Dave Lenehan's Weekly Thoughts

A Bike Shop & A Sand Dune

Written by Dave Lenehan

Welcome to Weekly Thoughts!  If you are new to The Double Edge, this is a short devotional/Scripture thought that I send out each week during the school year. Feel free to pass this on to anyone. I hope throughout the year that you find encouragement, inspiration and challenge from these weekly visits. Thanks.

My family and I had the privilege of spending a week at the beach last month in the Outer Banks of North Carolina. Specifically, we rented a friend’s house near Kitty Hawk.  We’re pretty sure we’ve never spent an entire weekat the beach, and as you might guess, the time was refreshing, restorative and wonderful (sorry if that just made you a tad jealous).

As you know, Kitty Hawk is the site of the Wright Brothers first flight – in fact, the first flight in the U.S. EVER.  Initially inspired by watching eagles fly,  they flew their Wright Flyer, the first powered lighter-than-air craft, just a short distance after lifting off from the dunes just south of Kitty Hawk.  We took a hike to those dunes one evening to catch the sunset.  I’ve witnessed the dunes at Cape Cod, MA a few times, but these dunes were massive.  It’s no wonder Orville and Wilbur chose that spot for their first flight.

The Wright brothers got their start in the world of mechanics by running a bicycle shop in Dayton, Ohio.  I can imagine the conversation there one day:

Orville to customer, “Guess what?”
Customer, “What?”
Wilbur, “We’re building an airplane.”
Customer, “What’s  an airplane?”
Orville, “It’s a flying machine!”
Customer, “Really? A flying machine from a bicycle shop?”
Wilbur, “You betcha!” (or something like that)

The Wrights chose Kitty Hawk, NC because the wind was right.  Sure, the high dunes helped. But the wind they found at Kitty Hawk was really what they needed to get airborne.

At last week’s Global Leadership Summit, Bishop T.D. Jakes noted, “they were making bicycles but thinking airplanes.”  He pointed out that the Wrights had found a human need – to travel faster to places farther away – and responded to it.
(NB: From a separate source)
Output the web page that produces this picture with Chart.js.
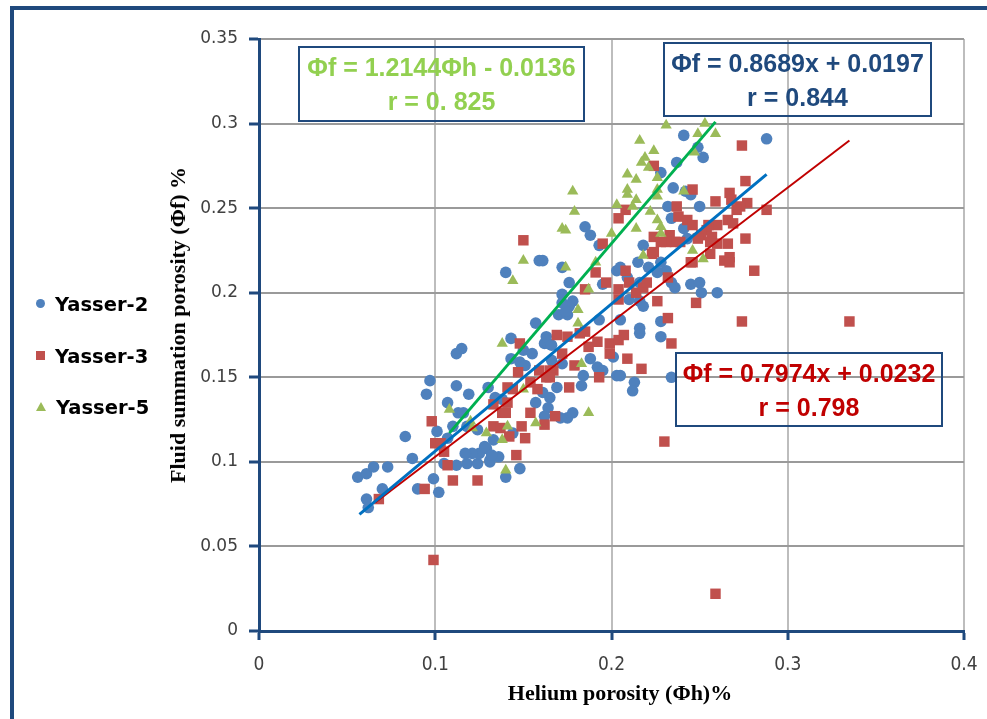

As followers of Christ, we are called to do the same: to find a human need…or a human in need…and respond.

“Hearing that Jesus had silenced the Sadducees, the Pharisees got together. One of them, an expert in the law, tested him with this question: “Teacher, which is the greatest commandment in the Law?”  Jesus replied: “‘Love the Lord your God with all your heart and with all your soul and with all your mind.’ This is the first and greatest commandment. And the second is like it: ‘Love your neighbor as yourself.’[d] All the Law and the Prophets hang on these two commandments.” (Matthew 22:34-40, NIV)

“A new command I give you: Love one another. As I have loved you, so you must love one another. By this everyone will know that you are my disciples, if you love one another.” (John 13:34-35, NIV)

“What good is it, my brothers and sisters, if someone claims to have faith but has no deeds? Can such faith save them? Suppose a brother or a sister is without clothes and daily food. If one of you says to them, “Go in peace; keep warm and well fed,” but does nothing about their physical needs, what good is it? In the same way, faith by itself, if it is not accompanied by action, is dead.” (James 2:14-17, NIV)

As you go through this first semester of the school year, be on the lookout for ways you can show the love and care of Jesus to others.  It might be a conversation, a cup of coffee or a slice of pizza, an hour under the hood of their car…just be sure you respond.  You might not come up with something as revolutionary as the Wright Flyer, but in the life of that person you reach out to, you might just be the agent of change they need.